── The input ──
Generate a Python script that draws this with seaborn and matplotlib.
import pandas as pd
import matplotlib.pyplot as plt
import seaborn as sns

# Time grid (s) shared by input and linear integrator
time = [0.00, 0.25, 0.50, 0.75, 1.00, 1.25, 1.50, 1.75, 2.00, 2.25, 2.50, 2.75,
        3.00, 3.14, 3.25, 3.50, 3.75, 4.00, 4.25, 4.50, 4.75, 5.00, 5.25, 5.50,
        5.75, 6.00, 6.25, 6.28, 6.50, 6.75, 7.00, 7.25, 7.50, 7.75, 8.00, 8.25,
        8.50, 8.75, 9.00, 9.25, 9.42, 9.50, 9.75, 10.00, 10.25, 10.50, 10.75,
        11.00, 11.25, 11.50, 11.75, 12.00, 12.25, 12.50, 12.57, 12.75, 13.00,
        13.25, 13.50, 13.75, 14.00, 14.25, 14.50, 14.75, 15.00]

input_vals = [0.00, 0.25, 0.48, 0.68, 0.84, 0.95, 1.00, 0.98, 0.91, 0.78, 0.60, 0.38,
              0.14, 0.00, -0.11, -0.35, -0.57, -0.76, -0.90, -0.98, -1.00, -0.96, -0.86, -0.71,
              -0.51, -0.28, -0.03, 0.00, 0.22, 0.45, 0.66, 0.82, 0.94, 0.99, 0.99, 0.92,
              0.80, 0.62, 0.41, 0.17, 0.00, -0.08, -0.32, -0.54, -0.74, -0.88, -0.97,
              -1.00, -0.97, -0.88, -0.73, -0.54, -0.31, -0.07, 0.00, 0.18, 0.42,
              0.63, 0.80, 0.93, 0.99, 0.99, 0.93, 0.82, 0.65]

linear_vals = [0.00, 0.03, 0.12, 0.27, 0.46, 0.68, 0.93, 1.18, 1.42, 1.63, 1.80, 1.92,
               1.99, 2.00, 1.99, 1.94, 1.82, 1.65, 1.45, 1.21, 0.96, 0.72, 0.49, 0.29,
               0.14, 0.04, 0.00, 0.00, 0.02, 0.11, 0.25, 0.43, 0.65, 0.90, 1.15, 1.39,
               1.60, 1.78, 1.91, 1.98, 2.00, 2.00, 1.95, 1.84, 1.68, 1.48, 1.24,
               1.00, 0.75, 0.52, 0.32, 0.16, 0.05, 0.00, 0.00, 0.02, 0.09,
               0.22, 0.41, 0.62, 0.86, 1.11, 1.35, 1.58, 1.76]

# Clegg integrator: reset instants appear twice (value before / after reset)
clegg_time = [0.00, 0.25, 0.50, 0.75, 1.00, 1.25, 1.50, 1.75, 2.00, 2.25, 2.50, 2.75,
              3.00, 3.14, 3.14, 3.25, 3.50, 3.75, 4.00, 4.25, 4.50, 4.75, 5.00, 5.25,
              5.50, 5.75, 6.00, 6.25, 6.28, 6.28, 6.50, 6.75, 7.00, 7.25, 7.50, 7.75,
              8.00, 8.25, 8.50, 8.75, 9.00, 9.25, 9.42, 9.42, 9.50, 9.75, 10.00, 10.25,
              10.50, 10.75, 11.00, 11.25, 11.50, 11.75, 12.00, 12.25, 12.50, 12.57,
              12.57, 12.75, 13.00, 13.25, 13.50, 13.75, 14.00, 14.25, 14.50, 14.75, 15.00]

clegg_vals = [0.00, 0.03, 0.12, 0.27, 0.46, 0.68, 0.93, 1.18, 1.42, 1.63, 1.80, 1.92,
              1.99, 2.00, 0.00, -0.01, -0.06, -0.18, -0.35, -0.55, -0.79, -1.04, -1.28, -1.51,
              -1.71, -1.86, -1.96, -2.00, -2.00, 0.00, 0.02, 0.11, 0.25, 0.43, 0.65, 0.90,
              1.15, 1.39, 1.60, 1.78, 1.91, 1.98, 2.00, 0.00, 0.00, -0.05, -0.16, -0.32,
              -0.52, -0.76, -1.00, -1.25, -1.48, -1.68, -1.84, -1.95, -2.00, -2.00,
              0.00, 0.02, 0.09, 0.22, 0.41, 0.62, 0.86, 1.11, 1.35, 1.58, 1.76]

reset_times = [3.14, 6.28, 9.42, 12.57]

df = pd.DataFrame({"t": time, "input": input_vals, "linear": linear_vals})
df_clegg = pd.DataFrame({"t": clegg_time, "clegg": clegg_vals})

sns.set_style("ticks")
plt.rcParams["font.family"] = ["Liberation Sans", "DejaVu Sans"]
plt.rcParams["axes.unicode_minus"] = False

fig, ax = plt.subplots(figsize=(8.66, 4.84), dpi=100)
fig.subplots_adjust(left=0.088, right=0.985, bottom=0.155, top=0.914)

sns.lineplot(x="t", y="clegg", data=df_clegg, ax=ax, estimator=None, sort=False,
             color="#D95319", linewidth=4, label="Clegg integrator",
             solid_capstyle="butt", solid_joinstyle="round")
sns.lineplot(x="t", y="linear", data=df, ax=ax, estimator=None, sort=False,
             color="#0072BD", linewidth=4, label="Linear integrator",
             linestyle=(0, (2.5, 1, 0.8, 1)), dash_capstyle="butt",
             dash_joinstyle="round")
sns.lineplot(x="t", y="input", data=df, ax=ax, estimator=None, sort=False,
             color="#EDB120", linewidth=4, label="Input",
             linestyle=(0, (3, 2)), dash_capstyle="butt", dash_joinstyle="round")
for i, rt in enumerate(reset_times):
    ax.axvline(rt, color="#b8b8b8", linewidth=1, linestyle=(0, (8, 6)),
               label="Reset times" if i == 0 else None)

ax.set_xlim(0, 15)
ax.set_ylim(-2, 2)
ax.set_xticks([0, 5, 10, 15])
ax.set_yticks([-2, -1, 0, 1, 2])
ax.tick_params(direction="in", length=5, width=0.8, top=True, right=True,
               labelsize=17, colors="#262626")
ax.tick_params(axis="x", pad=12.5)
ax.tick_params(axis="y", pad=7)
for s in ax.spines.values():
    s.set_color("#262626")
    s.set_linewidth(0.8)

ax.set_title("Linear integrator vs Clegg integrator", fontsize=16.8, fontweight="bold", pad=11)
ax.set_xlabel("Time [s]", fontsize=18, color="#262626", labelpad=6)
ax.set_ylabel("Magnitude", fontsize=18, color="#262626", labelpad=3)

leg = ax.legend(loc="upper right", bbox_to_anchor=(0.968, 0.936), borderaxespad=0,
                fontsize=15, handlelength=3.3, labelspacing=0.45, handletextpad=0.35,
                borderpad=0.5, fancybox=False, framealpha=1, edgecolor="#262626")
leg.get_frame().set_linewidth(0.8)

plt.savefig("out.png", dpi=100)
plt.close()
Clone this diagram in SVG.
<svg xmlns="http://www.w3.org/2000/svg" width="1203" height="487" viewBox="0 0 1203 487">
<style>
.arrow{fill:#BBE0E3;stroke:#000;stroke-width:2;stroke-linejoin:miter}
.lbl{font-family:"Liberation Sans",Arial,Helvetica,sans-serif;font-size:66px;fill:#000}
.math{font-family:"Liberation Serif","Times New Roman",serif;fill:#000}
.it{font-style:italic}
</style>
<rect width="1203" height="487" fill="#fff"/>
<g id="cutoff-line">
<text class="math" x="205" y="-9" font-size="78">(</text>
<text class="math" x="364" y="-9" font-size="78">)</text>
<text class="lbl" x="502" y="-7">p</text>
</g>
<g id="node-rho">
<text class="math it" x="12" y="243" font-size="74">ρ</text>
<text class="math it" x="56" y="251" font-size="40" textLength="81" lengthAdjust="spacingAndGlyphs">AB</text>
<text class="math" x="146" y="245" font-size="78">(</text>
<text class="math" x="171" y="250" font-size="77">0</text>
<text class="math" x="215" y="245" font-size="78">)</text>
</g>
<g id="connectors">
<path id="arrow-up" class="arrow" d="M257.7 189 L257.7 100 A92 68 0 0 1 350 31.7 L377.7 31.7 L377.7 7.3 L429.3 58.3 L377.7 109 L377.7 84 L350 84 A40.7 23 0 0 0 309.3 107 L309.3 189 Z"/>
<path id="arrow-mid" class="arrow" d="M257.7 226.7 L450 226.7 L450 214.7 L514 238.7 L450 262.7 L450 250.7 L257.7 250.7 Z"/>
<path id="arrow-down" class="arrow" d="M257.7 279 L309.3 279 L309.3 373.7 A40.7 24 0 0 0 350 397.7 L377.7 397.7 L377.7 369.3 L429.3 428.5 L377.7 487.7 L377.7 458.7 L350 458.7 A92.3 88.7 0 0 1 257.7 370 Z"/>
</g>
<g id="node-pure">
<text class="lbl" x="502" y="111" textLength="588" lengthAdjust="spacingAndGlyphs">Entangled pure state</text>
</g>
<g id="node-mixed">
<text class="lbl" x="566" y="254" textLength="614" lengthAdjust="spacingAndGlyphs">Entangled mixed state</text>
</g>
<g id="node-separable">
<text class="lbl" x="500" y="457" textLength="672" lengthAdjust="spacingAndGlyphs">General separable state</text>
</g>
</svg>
───
Task instructions: Return the entries above unchanged, starting at the first line and stopping after the line with "import seaborn as sns".

Result:
Generate a Python script that draws this with seaborn and matplotlib.
import pandas as pd
import matplotlib.pyplot as plt
import seaborn as sns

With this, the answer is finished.